A democratic government works through institutions — established organisations with defined roles, rules, and procedures. The three main institutions of government in India are the Legislature, the Executive, and the Judiciary. This chapter examines how they work and interact.
The Three Organs of Government
| Organ | Function | Example |
|-------|----------|---------|
| Legislature (Parliament) | Makes laws | Lok Sabha, Rajya Sabha |
| Executive | Implements laws; runs the government | President, Prime Minister, Cabinet, Civil Servants |
| Judiciary | Interprets laws; resolves disputes | Supreme Court, High Courts |
Parliament of India
- Parliament consists of:
- Lok Sabha (House of the People) — 543 elected members; represents the people directly.
- Rajya Sabha (Council of States) — 245 members; represents states; members are indirectly elected by state legislatures.
- President of India — formal head of Parliament.
Functions: Passes laws, approves the Budget, questions the executive (Question Hour, Zero Hour), debates national issues, and can remove the government through a no-confidence motion.
The Executive
- President — Constitutional head; formally approves laws; appoints the Prime Minister.
- Prime Minister (PM) — Real executive; leader of the majority party/coalition; heads the Council of Ministers.
- Council of Ministers — Cabinet is the inner circle of senior ministers; collectively responsible to the Lok Sabha.
- Civil Services — Permanent bureaucracy implementing government policies.
Permanent Executive vs Political Executive
Key formulas
The Judiciary
- Supreme Court — Highest court; guardian of the Constitution; has original, appellate, and advisory jurisdiction.
- High Courts — One per state (or group of states).
- District and subordinate courts — at district and lower levels.
The judiciary is independent — judges are not elected and cannot be removed by the government arbitrarily. This protects them from political pressure.
How These Institutions Check and Balance Each Other
- Parliament can pass laws → President can return for reconsideration → Courts can strike down if unconstitutional.
- Parliament approves the Budget → PM and Cabinet implement it.
- No-confidence motion → Parliament removes the government.
- Judicial review → Courts check Parliament and Executive.
Worked Examples
How does the Question Hour in Parliament make the executive accountable?
During Question Hour (first hour of each sitting), MPs ask ministers questions about government policy and functioning. Ministers must answer, forcing them to be transparent and accountable to elected representatives.
Why is a civil servant preferred over a minister for implementing technical projects?
Civil servants (permanent executive) have administrative expertise, institutional memory, and political neutrality. Ministers (political executive) set policy direction but rely on civil servants for effective, non-partisan implementation.
What happens if a government loses a no-confidence motion?
The government must resign. The President then either invites the opposition to form a government (if it has majority support) or dissolves the Lok Sabha and calls fresh elections.

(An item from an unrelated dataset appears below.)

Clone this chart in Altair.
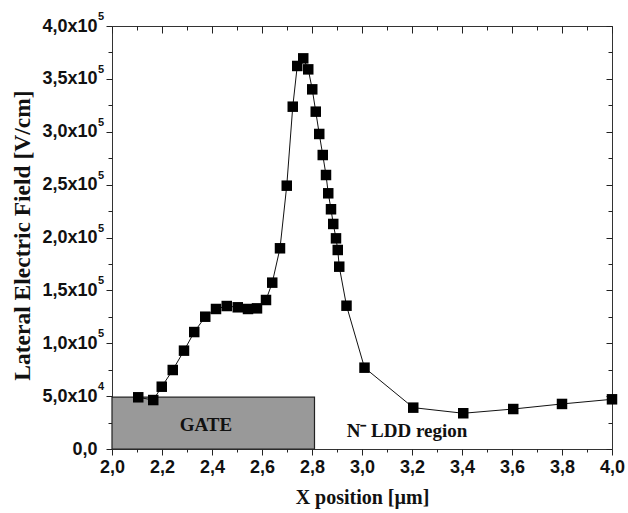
import altair as alt
import pandas as pd

# ---- data ----
x_um = [2.105, 2.165, 2.199, 2.243, 2.288, 2.329, 2.373, 2.416, 2.459, 2.503,
        2.544, 2.580, 2.616, 2.641, 2.672, 2.699, 2.723, 2.741, 2.765, 2.785,
        2.801, 2.815, 2.829, 2.843, 2.856, 2.865, 2.876, 2.885, 2.896, 2.903,
        2.909, 2.938, 3.010, 3.205, 3.405, 3.605, 3.800, 4.000]
field = [48900, 46300, 58900, 74700, 93000, 110600, 125100, 132400, 135200, 134000,
         132400, 133000, 140900, 157300, 189800, 249000, 323700, 362200, 369400, 359000,
         340100, 319000, 297900, 278000, 259100, 241800, 226700, 212800, 199200, 188200,
         172400, 135500, 76900, 39100, 33800, 37800, 42600, 47000]

gate_x = [2.0, 2.81]
gate_top = [49000]

region_text = ["GATE", "N\u207b LDD region"]
region_x = [2.376, 3.18]
region_y = [22700, 17000]

x_ticks = [2.0, 2.2, 2.4, 2.6, 2.8, 3.0, 3.2, 3.4, 3.6, 3.8, 4.0]
x_tick_labels = ["2,0", "2,2", "2,4", "2,6", "2,8", "3,0", "3,2", "3,4", "3,6", "3,8", "4,0"]
x_minor = [2.1, 2.3, 2.5, 2.7, 2.9, 3.1, 3.3, 3.5, 3.7, 3.9]

y_ticks = [0, 50000, 100000, 150000, 200000, 250000, 300000, 350000, 400000]
y_tick_labels = ["0,0", "5,0x10", "1,0x10", "1,5x10", "2,0x10",
                 "2,5x10", "3,0x10", "3,5x10", "4,0x10"]
y_tick_exponents = ["", "4", "5", "5", "5", "5", "5", "5", "5"]
y_minor = [25000, 75000, 125000, 175000, 225000, 275000, 325000, 375000]

# ---- tables ----
curve = pd.DataFrame({"x": x_um, "E": field})
gate = pd.DataFrame({"x0": [gate_x[0]], "x1": [gate_x[1]], "y0": [0], "y1": gate_top})
texts = pd.DataFrame({"t": region_text, "x": region_x, "y": region_y})
sups = pd.DataFrame({"y": y_ticks, "s": y_tick_exponents})


def label_expr(vals, labs):
    expr = "''"
    for v, l in reversed(list(zip(vals, labs))):
        expr = f"abs(datum.value - {v}) < 1e-6 ? '{l}' : ({expr})"
    return expr


xs = alt.Scale(domain=[2.0, 4.0], nice=False, zero=False)
ys = alt.Scale(domain=[0, 400000], nice=False)

common = dict(domain=False, grid=False, tickColor="#222", tickWidth=1)
lab = dict(labelFont="Liberation Sans", labelFontWeight="bold", labelFontSize=18,
           labelColor="#111", labelFlush=False)
tit = dict(titleFont="Liberation Serif", titleFontWeight="bold", titleColor="#111")

ax_bottom = alt.Axis(orient="bottom", values=x_ticks, labelExpr=label_expr(x_ticks, x_tick_labels),
                     tickSize=6, labelPadding=3, title="X position [\u00b5m]",
                     titleFontSize=20,
                     titleX=250, titleY=48, titleAlign="center", titleBaseline="middle",
                     **common, **lab, **tit)
ax_left = alt.Axis(orient="left", values=y_ticks, labelExpr=label_expr(y_ticks, y_tick_labels),
                   tickSize=6, labelPadding=9, title="Lateral Electric Field [V/cm]",
                   titleFontSize=23.5,
                   titleX=-90, titleY=209, titleAngle=270, titleAlign="center",
                   titleBaseline="middle", **common, **lab, **tit)
ax_bottom_minor = alt.Axis(orient="bottom", values=x_minor, labels=False, tickSize=3,
                           title=None, **common)
ax_left_minor = alt.Axis(orient="left", values=y_minor, labels=False, tickSize=4,
                         title=None, **common)
ax_top = alt.Axis(orient="top", values=x_ticks, labels=False, tickSize=7, offset=-7,
                  title=None, **common)
ax_right = alt.Axis(orient="right", values=y_ticks, labels=False, tickSize=6, offset=-6,
                    title=None, **common)
ax_top_minor = alt.Axis(orient="top", values=x_minor, labels=False, tickSize=4, offset=-4,
                        title=None, **common)
ax_right_minor = alt.Axis(orient="right", values=y_minor, labels=False, tickSize=4, offset=-4,
                          title=None, **common)

rect = alt.Chart(gate).mark_rect(fill="#999999", stroke="#222", strokeWidth=1.2).encode(
    x=alt.X("x0:Q", scale=xs, axis=ax_bottom),
    x2="x1:Q",
    y=alt.Y("y0:Q", scale=ys, axis=ax_left),
    y2="y1:Q",
)

line = alt.Chart(curve).mark_line(color="#111", strokeWidth=1).encode(
    x=alt.X("x:Q", scale=xs, axis=ax_bottom_minor),
    y=alt.Y("E:Q", scale=ys, axis=ax_left_minor),
)

points = alt.Chart(curve).mark_square(color="#000", size=110, opacity=1).encode(
    x=alt.X("x:Q", scale=xs, axis=ax_top),
    y=alt.Y("E:Q", scale=ys, axis=ax_right),
)

labels = alt.Chart(texts).mark_text(font="Liberation Serif", fontSize=19, fontWeight="bold",
                                    color="#111", align="center", baseline="middle").encode(
    x=alt.X("x:Q", scale=xs, axis=ax_top_minor),
    y=alt.Y("y:Q", scale=ys, axis=ax_right_minor),
    text="t:N",
)

exponents = alt.Chart(sups).mark_text(font="Liberation Sans", fontSize=11, fontWeight="bold",
                                      color="#111", align="left", baseline="middle",
                                      dy=-9).encode(
    x=alt.value(-14),
    y=alt.Y("y:Q", scale=ys, axis=None),
    text="s:N",
)

chart = alt.layer(rect, line, points, labels, exponents).resolve_axis(
    x="independent", y="independent"
).properties(
    width=500, height=423,
    autosize=alt.AutoSizeParams(type="none"),
    padding={"left": 112, "top": 26, "right": 16, "bottom": 64},
    background="white",
).configure_view(stroke="#333", strokeWidth=1)

chart.save("out.html", embed_options={"renderer": "svg", "actions": False})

The President of India returns a Bill. What happens?
Under Article 111, the President can return (withhold assent to) a non-money Bill, sending it back with suggestions. If Parliament passes it again, the President must give assent — the President's veto is thus only suspensive.
How does judicial review protect democracy?
The Supreme Court can declare laws passed by Parliament unconstitutional if they violate Fundamental Rights or the basic structure of the Constitution. This prevents even a large elected majority from damaging democratic foundations.
Why does the Cabinet have "collective responsibility"?
All Cabinet ministers publicly support government decisions even if they disagreed privately. This creates unified, stable governance. A minister who cannot support a decision must resign from the Cabinet.
Key Facts
- Minimum age for Lok Sabha membership: 25 years
- Minimum age for Rajya Sabha membership: 30 years
- The Rajya Sabha is a permanent body — it never dissolves; one-third of members retire every 2 years.
- The Prime Minister is the leader of the Lok Sabha as head of the majority.
Common mistakes
Students confuse the President and the Prime Minister. The President is the constitutional/nominal head — real power lies with the PM and Cabinet. The President acts on the advice of the Council of Ministers in almost all matters.
Summary
India's democratic government works through three interdependent institutions: Parliament (makes laws), Executive (implements laws), and Judiciary (interprets laws). Each checks and balances the others. Parliament makes the executive accountable; courts ensure all actions are constitutional; civil servants ensure continuity of administration. This institutional balance protects democracy and prevents concentration of power.